>>>>

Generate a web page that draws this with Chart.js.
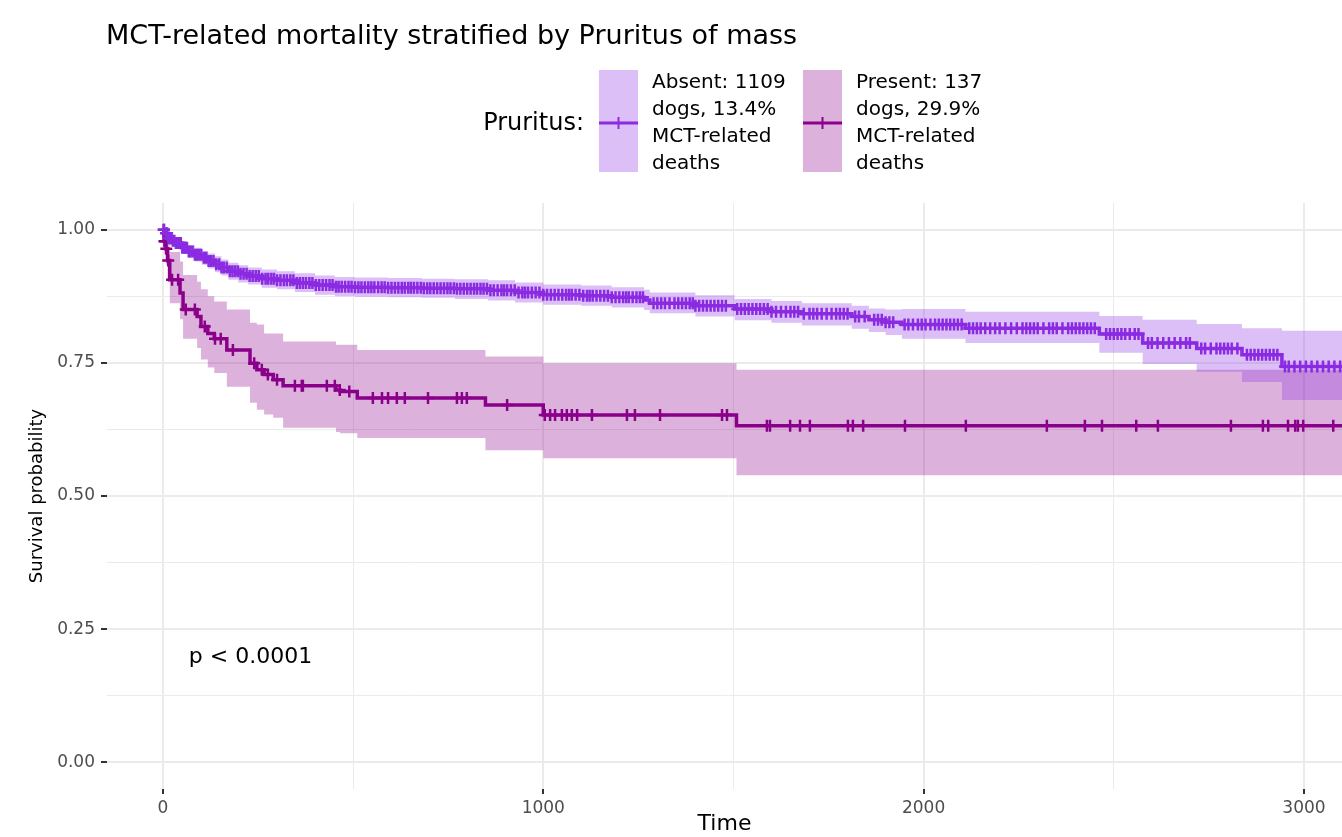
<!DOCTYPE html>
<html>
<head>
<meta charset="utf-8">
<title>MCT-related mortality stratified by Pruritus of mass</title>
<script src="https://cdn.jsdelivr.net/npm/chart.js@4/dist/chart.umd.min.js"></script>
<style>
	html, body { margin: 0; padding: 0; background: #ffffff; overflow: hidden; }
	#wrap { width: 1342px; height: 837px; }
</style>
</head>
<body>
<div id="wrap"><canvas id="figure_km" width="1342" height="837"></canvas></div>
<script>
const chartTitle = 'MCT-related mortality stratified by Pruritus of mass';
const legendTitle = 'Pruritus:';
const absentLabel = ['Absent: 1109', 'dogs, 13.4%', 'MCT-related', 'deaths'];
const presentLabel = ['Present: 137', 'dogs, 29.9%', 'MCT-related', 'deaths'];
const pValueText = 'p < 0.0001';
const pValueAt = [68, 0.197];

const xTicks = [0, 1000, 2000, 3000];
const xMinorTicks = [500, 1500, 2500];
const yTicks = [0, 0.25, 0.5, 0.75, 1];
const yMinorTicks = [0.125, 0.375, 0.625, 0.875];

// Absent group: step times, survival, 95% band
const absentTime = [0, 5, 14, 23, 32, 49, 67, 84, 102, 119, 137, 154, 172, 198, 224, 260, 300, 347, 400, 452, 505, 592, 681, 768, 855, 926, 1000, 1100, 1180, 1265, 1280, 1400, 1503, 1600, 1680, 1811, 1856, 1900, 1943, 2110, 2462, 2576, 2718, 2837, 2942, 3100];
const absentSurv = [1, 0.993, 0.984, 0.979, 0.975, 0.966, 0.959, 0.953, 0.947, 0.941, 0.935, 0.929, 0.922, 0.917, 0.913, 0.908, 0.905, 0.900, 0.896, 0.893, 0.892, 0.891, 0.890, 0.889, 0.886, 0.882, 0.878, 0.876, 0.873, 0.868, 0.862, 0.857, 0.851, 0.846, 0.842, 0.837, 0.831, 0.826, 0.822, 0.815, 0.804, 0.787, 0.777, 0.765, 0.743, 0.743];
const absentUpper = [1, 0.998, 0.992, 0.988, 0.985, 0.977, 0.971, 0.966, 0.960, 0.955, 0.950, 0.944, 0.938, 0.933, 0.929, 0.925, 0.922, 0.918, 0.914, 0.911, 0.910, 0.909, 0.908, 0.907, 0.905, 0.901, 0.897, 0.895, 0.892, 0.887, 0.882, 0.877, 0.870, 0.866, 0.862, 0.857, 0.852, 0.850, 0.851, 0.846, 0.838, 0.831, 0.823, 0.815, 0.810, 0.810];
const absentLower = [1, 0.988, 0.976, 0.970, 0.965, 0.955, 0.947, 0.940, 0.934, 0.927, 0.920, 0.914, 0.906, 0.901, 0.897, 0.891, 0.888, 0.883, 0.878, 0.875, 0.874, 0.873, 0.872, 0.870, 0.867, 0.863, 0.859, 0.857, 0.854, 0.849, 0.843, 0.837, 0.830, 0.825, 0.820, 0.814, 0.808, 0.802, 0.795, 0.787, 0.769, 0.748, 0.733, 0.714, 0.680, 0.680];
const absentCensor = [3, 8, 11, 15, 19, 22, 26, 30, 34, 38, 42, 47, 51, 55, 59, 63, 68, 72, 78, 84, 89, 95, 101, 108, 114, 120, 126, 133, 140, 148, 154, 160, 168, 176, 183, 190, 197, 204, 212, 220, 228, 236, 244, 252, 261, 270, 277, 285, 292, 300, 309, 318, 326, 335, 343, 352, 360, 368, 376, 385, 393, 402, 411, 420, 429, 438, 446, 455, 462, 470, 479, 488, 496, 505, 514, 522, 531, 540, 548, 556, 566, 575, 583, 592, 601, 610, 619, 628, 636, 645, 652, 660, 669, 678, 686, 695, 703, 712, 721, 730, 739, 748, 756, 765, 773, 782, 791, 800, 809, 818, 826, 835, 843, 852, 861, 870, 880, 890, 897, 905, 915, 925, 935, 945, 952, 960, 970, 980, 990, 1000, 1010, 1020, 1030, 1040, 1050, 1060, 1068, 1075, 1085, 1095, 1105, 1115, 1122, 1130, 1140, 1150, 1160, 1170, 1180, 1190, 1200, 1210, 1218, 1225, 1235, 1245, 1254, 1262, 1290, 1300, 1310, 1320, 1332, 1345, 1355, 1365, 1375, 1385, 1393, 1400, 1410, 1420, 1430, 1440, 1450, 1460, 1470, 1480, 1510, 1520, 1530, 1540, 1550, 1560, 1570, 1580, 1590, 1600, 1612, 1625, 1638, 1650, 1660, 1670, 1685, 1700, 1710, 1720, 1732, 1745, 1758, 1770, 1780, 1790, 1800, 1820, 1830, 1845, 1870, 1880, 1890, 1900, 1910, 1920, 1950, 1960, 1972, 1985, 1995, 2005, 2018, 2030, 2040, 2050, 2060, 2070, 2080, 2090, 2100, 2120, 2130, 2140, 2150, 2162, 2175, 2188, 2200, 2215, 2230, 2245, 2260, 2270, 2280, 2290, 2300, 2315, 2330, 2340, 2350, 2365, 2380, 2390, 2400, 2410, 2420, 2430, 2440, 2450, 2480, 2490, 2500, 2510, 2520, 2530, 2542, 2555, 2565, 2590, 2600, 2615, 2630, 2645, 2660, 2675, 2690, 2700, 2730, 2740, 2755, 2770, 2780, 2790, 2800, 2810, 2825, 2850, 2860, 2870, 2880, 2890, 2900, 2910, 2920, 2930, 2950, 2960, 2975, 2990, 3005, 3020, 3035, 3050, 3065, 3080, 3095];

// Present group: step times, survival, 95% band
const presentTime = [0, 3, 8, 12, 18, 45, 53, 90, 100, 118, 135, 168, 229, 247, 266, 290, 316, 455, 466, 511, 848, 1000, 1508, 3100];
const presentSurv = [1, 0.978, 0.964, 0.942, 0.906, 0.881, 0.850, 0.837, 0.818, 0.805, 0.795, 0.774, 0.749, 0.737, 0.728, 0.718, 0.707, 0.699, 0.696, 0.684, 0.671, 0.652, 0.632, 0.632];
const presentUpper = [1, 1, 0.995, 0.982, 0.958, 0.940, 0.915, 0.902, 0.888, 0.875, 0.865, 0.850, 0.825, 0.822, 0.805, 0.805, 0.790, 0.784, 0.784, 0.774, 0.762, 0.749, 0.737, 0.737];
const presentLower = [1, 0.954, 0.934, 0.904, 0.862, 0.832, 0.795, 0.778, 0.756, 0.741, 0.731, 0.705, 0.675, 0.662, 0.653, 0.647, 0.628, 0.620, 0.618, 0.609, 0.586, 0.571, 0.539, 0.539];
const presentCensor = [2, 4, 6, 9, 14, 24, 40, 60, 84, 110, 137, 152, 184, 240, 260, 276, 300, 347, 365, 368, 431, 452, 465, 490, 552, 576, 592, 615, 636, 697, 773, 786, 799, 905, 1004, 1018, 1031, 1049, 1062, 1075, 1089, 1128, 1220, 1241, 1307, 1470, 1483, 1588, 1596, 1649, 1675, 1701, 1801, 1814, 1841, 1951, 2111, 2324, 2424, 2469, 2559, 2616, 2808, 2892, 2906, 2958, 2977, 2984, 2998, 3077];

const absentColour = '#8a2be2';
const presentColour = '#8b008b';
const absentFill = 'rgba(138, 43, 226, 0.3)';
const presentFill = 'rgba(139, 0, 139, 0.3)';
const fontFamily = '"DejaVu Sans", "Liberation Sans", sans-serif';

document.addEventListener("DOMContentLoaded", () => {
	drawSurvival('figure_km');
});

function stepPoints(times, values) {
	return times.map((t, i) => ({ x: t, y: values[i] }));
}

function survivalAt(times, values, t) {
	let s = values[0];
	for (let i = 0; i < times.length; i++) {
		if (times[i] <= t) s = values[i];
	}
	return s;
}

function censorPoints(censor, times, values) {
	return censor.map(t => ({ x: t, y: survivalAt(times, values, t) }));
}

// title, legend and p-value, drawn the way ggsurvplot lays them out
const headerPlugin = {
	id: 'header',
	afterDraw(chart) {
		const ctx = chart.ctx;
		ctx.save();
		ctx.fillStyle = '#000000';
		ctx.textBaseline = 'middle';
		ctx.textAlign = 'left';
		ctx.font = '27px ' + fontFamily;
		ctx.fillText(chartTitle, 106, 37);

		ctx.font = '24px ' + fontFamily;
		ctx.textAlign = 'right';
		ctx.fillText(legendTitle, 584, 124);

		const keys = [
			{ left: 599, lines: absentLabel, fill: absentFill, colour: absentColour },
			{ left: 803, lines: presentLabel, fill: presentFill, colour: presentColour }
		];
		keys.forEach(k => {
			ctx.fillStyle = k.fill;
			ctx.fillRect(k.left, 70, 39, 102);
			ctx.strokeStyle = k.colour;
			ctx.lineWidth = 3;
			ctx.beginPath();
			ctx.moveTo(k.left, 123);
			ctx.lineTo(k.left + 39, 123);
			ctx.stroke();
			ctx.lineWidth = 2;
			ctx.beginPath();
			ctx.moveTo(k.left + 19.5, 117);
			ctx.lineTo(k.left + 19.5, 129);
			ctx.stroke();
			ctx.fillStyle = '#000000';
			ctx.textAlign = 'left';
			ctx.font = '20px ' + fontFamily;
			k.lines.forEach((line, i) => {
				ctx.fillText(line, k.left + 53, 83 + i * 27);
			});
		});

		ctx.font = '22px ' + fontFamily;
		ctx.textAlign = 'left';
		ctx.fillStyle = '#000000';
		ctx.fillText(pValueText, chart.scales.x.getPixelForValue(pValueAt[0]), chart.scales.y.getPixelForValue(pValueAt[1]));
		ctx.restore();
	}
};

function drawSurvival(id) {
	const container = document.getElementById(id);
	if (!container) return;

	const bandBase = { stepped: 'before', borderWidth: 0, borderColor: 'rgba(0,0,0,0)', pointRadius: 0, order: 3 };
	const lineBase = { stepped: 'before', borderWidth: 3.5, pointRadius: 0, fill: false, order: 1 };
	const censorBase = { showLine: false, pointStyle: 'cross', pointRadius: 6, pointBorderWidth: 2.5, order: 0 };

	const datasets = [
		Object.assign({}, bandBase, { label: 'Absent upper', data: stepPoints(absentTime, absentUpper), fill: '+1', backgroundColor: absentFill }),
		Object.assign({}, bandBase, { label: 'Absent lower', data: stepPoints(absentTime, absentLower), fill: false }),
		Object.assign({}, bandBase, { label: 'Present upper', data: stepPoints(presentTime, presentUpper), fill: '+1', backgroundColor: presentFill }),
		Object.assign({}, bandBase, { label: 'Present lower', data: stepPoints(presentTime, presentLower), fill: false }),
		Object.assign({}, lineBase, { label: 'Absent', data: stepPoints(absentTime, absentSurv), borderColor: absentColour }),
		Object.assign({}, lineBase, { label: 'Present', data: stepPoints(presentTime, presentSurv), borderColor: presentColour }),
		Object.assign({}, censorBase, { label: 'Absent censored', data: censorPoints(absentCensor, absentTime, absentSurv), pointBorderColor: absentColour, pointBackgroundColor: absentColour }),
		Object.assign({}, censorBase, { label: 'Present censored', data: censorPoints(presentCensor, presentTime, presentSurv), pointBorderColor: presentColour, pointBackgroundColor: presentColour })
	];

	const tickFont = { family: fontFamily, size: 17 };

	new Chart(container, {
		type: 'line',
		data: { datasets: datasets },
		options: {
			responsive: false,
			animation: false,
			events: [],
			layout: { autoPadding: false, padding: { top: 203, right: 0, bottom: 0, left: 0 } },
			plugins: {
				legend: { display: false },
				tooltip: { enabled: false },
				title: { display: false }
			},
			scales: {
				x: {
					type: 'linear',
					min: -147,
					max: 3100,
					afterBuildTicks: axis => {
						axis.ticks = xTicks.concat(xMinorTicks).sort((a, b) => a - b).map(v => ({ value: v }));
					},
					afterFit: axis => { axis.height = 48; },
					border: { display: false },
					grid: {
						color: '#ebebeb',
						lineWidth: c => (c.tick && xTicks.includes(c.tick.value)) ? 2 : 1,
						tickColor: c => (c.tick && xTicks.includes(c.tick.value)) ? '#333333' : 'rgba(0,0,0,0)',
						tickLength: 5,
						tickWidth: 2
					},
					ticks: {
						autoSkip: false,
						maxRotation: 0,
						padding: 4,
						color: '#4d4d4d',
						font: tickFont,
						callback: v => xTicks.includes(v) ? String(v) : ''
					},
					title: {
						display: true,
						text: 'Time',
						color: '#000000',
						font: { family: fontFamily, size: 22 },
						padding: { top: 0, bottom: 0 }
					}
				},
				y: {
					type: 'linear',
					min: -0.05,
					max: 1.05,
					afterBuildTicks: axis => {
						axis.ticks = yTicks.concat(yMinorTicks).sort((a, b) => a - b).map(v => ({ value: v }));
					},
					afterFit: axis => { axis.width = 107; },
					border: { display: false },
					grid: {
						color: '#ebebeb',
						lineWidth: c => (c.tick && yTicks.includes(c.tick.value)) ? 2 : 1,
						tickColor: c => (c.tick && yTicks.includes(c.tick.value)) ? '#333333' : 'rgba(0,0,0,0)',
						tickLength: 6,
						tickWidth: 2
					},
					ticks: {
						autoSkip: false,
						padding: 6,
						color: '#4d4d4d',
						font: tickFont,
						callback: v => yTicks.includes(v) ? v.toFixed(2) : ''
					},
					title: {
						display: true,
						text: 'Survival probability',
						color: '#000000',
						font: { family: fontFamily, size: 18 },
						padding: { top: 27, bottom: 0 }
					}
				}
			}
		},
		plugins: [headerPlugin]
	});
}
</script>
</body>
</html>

<<<<

The problem:
Copy nothing but the lines from the top of the data down to the line containing "const pValueAt = [68, 0.197];", and leave the pictures out.

Answer to the task:
Generate a web page that draws this with Chart.js.
<!DOCTYPE html>
<html>
<head>
<meta charset="utf-8">
<title>MCT-related mortality stratified by Pruritus of mass</title>
<script src="https://cdn.jsdelivr.net/npm/chart.js@4/dist/chart.umd.min.js"></script>
<style>
	html, body { margin: 0; padding: 0; background: #ffffff; overflow: hidden; }
	#wrap { width: 1342px; height: 837px; }
</style>
</head>
<body>
<div id="wrap"><canvas id="figure_km" width="1342" height="837"></canvas></div>
<script>
const chartTitle = 'MCT-related mortality stratified by Pruritus of mass';
const legendTitle = 'Pruritus:';
const absentLabel = ['Absent: 1109', 'dogs, 13.4%', 'MCT-related', 'deaths'];
const presentLabel = ['Present: 137', 'dogs, 29.9%', 'MCT-related', 'deaths'];
const pValueText = 'p < 0.0001';
const pValueAt = [68, 0.197];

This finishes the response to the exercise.